- Source material:
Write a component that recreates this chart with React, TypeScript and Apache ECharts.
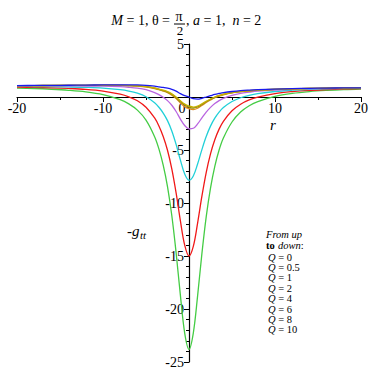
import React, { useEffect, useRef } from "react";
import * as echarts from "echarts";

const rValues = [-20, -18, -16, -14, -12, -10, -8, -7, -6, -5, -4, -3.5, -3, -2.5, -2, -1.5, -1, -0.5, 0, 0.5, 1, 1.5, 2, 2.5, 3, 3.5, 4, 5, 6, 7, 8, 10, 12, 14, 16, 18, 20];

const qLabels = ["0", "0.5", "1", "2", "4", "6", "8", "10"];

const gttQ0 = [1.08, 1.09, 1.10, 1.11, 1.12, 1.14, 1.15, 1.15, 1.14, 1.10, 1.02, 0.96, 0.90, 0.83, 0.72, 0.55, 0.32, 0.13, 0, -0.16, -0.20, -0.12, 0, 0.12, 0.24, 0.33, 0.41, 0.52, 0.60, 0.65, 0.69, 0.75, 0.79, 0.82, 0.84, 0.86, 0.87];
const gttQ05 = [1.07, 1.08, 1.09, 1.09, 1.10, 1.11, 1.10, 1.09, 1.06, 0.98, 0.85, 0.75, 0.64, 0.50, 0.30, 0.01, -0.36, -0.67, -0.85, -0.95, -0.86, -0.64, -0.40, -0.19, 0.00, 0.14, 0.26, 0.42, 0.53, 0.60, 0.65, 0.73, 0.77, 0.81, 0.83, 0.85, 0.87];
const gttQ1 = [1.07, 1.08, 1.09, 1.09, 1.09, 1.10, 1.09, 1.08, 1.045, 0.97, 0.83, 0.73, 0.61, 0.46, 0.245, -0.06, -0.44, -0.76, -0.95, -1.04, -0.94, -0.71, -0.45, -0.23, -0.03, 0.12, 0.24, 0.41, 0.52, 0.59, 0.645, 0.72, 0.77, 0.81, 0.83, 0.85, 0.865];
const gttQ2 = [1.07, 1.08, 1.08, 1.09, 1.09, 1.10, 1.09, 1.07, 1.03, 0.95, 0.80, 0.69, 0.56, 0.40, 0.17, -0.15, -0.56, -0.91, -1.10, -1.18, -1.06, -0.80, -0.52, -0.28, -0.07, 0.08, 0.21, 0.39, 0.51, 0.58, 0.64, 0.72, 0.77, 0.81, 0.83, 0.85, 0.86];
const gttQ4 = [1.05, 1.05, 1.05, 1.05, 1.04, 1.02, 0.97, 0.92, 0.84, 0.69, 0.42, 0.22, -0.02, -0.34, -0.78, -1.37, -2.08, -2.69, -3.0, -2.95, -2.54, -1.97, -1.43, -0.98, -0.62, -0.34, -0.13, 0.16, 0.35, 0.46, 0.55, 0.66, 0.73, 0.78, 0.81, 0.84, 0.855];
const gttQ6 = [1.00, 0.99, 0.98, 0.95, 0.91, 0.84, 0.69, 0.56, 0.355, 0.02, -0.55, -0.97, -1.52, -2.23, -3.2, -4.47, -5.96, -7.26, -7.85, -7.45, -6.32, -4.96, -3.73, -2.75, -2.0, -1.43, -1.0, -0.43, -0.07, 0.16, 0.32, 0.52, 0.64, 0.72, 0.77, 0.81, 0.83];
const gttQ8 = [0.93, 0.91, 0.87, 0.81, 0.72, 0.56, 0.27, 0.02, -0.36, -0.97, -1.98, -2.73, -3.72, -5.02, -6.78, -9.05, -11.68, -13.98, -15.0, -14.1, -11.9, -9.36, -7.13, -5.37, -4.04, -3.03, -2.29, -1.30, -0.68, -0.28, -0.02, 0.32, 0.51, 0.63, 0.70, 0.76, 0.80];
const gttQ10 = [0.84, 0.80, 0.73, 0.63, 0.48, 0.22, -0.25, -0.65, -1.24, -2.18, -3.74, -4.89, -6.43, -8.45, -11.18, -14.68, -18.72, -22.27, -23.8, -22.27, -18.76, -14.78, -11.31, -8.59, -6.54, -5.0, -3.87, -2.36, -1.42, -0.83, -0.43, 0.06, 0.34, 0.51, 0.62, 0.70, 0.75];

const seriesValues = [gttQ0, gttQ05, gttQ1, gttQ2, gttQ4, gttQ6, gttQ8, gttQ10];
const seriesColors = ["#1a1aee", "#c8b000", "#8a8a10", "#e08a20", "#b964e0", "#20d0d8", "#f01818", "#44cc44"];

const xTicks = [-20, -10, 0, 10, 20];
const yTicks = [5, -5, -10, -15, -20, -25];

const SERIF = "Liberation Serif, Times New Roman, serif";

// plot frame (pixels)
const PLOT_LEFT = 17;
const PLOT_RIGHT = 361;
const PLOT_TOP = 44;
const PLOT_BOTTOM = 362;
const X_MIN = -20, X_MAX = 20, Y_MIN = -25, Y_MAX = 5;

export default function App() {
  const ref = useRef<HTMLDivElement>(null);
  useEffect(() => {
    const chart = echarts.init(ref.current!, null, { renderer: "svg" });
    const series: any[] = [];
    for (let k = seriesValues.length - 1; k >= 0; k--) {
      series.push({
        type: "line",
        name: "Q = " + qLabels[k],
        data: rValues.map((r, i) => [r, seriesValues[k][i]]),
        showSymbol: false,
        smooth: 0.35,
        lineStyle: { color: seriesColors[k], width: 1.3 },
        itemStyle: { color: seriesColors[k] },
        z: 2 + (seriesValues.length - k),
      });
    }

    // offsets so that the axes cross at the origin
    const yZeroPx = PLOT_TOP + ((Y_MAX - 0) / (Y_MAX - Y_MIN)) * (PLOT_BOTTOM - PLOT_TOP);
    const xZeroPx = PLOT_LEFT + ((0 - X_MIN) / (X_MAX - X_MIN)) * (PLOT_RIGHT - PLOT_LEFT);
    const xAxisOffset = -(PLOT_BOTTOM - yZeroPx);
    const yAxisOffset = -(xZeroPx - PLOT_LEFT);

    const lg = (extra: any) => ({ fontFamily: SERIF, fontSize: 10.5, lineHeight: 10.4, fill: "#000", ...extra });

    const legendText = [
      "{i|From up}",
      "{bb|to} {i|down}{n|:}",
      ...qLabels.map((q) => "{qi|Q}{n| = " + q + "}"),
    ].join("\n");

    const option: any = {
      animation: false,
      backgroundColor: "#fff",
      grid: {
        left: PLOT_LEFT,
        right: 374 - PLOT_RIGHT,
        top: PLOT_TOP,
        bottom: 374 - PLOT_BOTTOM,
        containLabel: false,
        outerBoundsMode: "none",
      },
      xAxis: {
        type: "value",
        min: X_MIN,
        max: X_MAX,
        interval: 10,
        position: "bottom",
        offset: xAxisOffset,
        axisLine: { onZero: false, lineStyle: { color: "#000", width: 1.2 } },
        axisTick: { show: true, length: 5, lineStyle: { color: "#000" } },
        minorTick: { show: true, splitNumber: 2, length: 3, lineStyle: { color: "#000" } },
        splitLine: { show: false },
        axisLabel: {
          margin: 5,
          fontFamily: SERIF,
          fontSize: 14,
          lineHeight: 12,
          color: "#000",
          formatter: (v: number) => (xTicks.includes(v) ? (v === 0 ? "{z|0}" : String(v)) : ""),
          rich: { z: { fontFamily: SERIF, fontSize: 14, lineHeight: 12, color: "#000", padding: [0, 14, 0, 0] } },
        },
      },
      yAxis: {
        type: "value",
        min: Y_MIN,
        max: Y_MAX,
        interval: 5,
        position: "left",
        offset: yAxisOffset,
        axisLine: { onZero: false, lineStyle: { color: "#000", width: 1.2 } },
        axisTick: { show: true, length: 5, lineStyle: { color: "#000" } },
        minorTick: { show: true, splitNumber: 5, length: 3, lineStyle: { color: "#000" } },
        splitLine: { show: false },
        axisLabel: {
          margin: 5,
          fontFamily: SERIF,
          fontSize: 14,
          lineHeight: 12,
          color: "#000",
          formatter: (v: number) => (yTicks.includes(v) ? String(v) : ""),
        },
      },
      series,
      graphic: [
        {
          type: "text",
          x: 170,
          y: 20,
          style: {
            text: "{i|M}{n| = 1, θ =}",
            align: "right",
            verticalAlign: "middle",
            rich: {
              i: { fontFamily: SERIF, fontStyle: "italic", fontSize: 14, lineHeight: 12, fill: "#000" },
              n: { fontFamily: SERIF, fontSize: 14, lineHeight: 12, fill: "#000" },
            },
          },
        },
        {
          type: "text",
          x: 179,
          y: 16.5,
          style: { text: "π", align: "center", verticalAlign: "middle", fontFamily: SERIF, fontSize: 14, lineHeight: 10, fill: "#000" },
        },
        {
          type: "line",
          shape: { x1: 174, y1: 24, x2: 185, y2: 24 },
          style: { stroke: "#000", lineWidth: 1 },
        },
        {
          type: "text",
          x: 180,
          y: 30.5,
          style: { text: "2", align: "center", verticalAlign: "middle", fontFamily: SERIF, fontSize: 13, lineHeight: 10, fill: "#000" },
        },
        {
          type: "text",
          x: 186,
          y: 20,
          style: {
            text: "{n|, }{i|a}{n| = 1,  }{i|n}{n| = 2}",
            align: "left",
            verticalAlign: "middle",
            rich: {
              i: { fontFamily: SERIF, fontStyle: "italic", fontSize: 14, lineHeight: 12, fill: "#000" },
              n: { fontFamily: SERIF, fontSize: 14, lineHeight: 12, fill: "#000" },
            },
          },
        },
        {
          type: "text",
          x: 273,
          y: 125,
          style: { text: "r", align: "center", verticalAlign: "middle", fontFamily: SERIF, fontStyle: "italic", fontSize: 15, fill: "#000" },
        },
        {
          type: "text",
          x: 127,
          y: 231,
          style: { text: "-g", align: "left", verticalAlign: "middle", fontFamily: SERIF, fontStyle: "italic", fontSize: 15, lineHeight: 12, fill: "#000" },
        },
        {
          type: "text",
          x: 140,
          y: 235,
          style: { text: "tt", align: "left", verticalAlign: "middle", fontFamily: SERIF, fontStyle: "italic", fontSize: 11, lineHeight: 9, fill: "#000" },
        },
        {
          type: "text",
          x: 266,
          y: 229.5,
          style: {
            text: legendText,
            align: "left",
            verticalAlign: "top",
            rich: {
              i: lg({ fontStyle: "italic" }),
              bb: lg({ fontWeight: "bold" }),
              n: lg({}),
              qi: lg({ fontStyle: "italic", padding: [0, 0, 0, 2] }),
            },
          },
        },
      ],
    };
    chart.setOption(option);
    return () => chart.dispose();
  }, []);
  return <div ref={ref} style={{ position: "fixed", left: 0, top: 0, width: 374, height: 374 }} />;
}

- Directions:
Exactly reproduce the run of lines from the start of the listing through the line with "import * as", inclusive; pictures are not copied.

- Expected answer:
Write a component that recreates this chart with React, TypeScript and Apache ECharts.
import React, { useEffect, useRef } from "react";
import * as echarts from "echarts";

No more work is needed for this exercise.